Four Practical Moves for Founders and Executives
For founders and executives who want to put Stakeholder Whispering into practice without overhauling their entire analytics stack, four moves make a fast difference.
- Reframe requests as problem statements. When someone asks for a dashboard or report, respond with, “Tell me about the decision or conversation this needs to support,” and stay in that space before you discuss tools.
- Make the Six Ws a standard agenda. For every significant analytics or AI initiative, bake a short Six Ws conversation into project kickoff so teams document who, what, when, where, why, and how in plain language.
- Prototype the story, not the interface. Before building anything in a BI platform, sketch the narrative on paper: the opening context, the key evidence, the tension, and the recommended action. Only then decide how many visuals you actually need.

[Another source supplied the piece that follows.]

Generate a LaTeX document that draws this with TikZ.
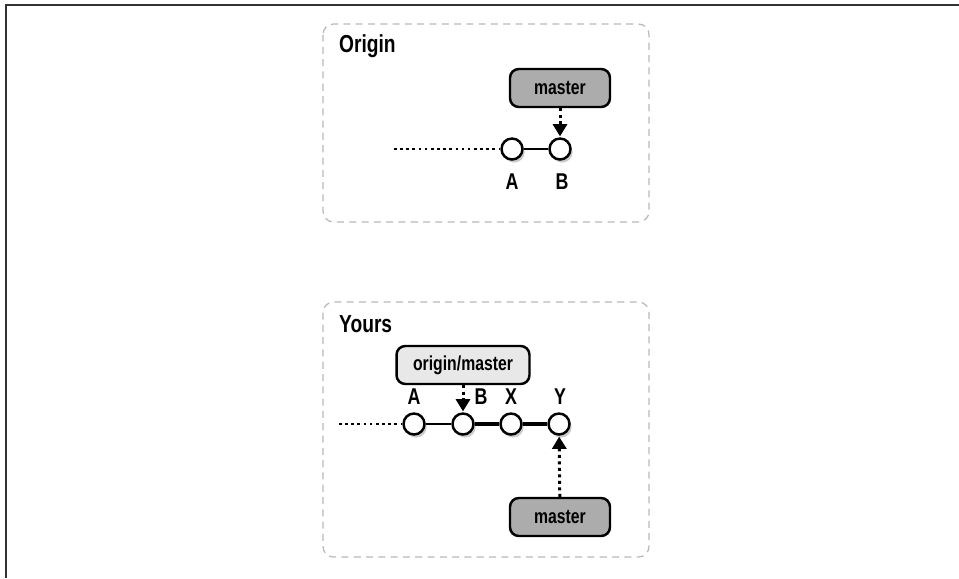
\documentclass[tikz,border=0pt]{standalone}
\usepackage{fontspec}
\setmainfont{Liberation Sans}[FakeStretch=0.78]
\usetikzlibrary{arrows.meta,shadows}

\begin{document}
\begin{tikzpicture}[
  x=0.02cm, y=-0.02cm,
  every node/.style={font=\bfseries},
  panel/.style={draw=gray!55, dashed, dash pattern=on 4pt off 3pt, rounded corners=6pt, line width=0.7pt},
  commit/.style={circle, draw, line width=1.4pt, fill=white, minimum size=0.42cm, inner sep=0pt,
    drop shadow={shadow xshift=1.2pt, shadow yshift=-1.8pt, opacity=0.4}},
  ref/.style={draw, rounded corners=5pt, line width=1.4pt, minimum height=0.76cm, font=\bfseries\fontsize{11.5}{13}\selectfont},
  tag/.style={font=\bfseries\fontsize{13}{15}\selectfont},
  title/.style={font=\bfseries\fontsize{14}{16}\selectfont, anchor=west},
  arrow/.style={-{Triangle[length=7pt,width=8pt]}, dotted, line width=1.7pt, shorten >=0.5pt},
  link/.style={line width=1.1pt},
  tail/.style={dotted, line width=1.5pt}
]
\useasboundingbox (0,0) rectangle (959,578);
\draw[line width=1.1pt, black!80] (6,578) -- (6,5) -- (959,5);

% origin repository
\draw[panel] (323,24) rectangle (649,222);
\node[title] (origin) at (333,46) {Origin};
\node[commit] (oa) at (512,149) {};
\node[commit] (ob) at (560,149) {};
\coordinate (otail) at (394,149);
\node[tag] (la) at (512,182) {A};
\node[tag] (lb) at (562,182) {B};
\node[ref, fill=gray!65, minimum width=2cm] (omaster) at (560,88) {master};
\draw[tail] (otail) -- (oa);
\draw[link] (oa) -- (ob);
\draw[arrow] (omaster) -- (ob);

% your repository
\draw[panel] (323,302) rectangle (649,557);
\node[title] (yours) at (333,324) {Yours};
\node[commit] (ya) at (414,424) {};
\node[commit] (yb) at (463,424) {};
\node[commit] (yx) at (511,424) {};
\node[commit] (yy) at (559,424) {};
\coordinate (ytail) at (339,424);
\node[tag] (lya) at (414,397) {A};
\node[tag] (lyb) at (481,397) {B};
\node[tag] (lyx) at (511,397) {X};
\node[tag] (lyy) at (560,397) {Y};
\node[ref, fill=gray!18, minimum width=2.66cm] (omirror) at (463,365) {origin/master};
\node[ref, fill=gray!65, minimum width=2cm] (ymaster) at (560,517) {master};
\draw[tail] (ytail) -- (ya);
\draw[link] (ya) -- (yb);
\draw[link, line width=1.8pt] (yb) -- (yx);
\draw[link, line width=1.8pt] (yx) -- (yy);
\draw[arrow] (omirror) -- (yb);
\draw[arrow] (ymaster) -- (yy);
\end{tikzpicture}
\end{document}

- Measure adoption, not deployment. Track how often executives actually use a dashboard or AI-assisted workflow in real meetings, what questions they still ask, and where they fall back to spreadsheets. Treat those signals as design feedback, not user error.
Connecting Stakeholder Whispering to AI Transformation ROI
McKinsey’s AI survey and Gartner’s analytics estimates both point to the same conclusion: widespread use of AI and BI tools does not guarantee value. Most organizations are stuck in “pilot purgatory,” with lots of activity and very little impact on EBIT, because the human layer—how people ask for solutions, interpret data, and make decisions—has not caught up.
For Software Oasis members, Shander’s session provides a reusable mental model: stakeholders own the problem; your teams own the solution. When your analytics and AI initiatives start from better problem definitions, grounded in the real decisions and stories that matter, your dashboards stop being cluttered artifacts—and start becoming levers for growth, risk reduction, and strategic clarity.